Shannow had some great info about oils with good pour points failing miserably at starting cars in temperatures way above the PPs...to the point of damaging engines. This is why we have the W grades instead of relying on pour points.
 
Originally Posted by Virtus_Probi
-54C is actually -65F, so that PP is even better than you think...
But, the bare fact is that oil would have to be sold as a 5W30 if it actually met the CCS and MRV tests for that grade.
So, as far as actually starting a car in the cold, the 5W30 will be better, no matter what the pour points are.

Shannow had some great info about oils with good pour points failing miserably at starting cars in temperatures way above the PPs...to the point of damaging engines. This is why we have the W grades instead of relying on pour points.

Yes, and if it is really, really cold (below -25F) a 0W will perform somewhat better.

The idea of "flow" is overrated for the most part and pour point is an outdated and inferior method of predicting cold weather performance. SAE J300 came about because pour point didn't accurately model the oil's behavior at low temperatures. Today about the only use for pour point is in conjunction with the MSDS to try and discern base stocks, but as you say if a 10W oil meets the specified performance target for a 5W it will be labeled as such - and so on down to a 0W. Pour point depressants can make some oils have a low published pour point but not increase the actual cold weather performance.
 
Originally Posted by tblt44
No I was up in Tennessee in the single digits in the winter I think it got to 8 and my Tahoe at start up sounded awfull with valvoline max life 5w 30

That would not be due to the oil. a 5W-XX oil is similar in viscosity to a 0W and a 10W above 0F regardless of brand. The performance specification is agnostic to whether it is Valvoline, Mobil, SOPUS or Castrol.
 
Thanks for everyone helping school me.
I will stick with a 5w 30 year round.
I wanted an oil that would pump fast at start up and protect under a load, now I know not to look at the pour point
 
Originally Posted by tblt44
Thanks for everyone helping school me.
I will stick with a 5w 30 year round.
I wanted an oil that would pump fast at start up and protect under a load, now I know not to look at the pour point

Nothing wrong with that decision...but, honestly, if single digits F are the worst you have to deal with a 10W30 might be fine.
A 10W30 is tested for cold cranking at -25C (-13F) and for pumpability at -30C (-22F).
A 5W30 is tested for cold cranking at -30C and pumpability at -35C (-31F).
A 0W30 is test for cold cranking at -35C and pumpability at -40C (-40F).
I ski in the White Mountains of NH and have always been OK with 5W30, although I tried M1 0W30 AFE last winter for fun (never even got really cold, though).

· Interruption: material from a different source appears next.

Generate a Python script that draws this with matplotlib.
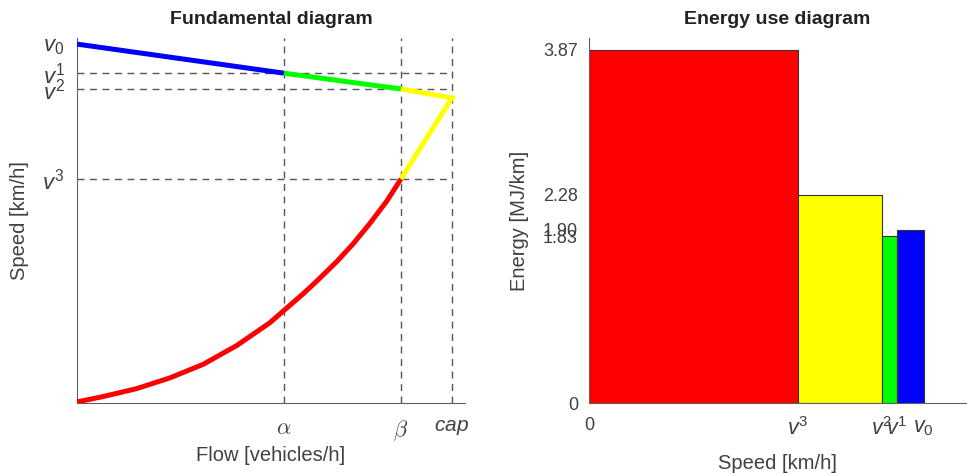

Your engine may sound nastier in the single digits F with the 10W30, though...I will say there were times I was using conventional 5W30 up North and the cranking and first few minutes of running seemed pretty shaky. If you look at the detailed numbers, the conventionals will tend to meet their CCS specs without much margin while many (not all) synthetics will be substantially below the spec limit...for example, M1 5W30 generally is shown around 4000 cP CCS at -30C while the spec limit is 6600cP. But, again, if it performed well enough to meet the 0W spec of 6200cP at -35C, it would be a 0W30 and not a 5W30. A conventional 5W30 will usually be right around 6000cP at -30C when the data can be found, in my experience.
 
I have nothing to offer from a technical standpoint but do live in northern Ohio where -10 air temps are somewhat normal. 7years of owning a Volkswagen Routan 4.0 (not kept in a garage) that called for 10-30, I used synthetic. There were times it rattled for a second or two, but when it was totaled at 130k it was still a strong runner that used no more oil than when it was new. I switched my 09 altima from 5 to 10-30 to slow down some consumption. After seeing some success with PP I believe I'll stay there going forward.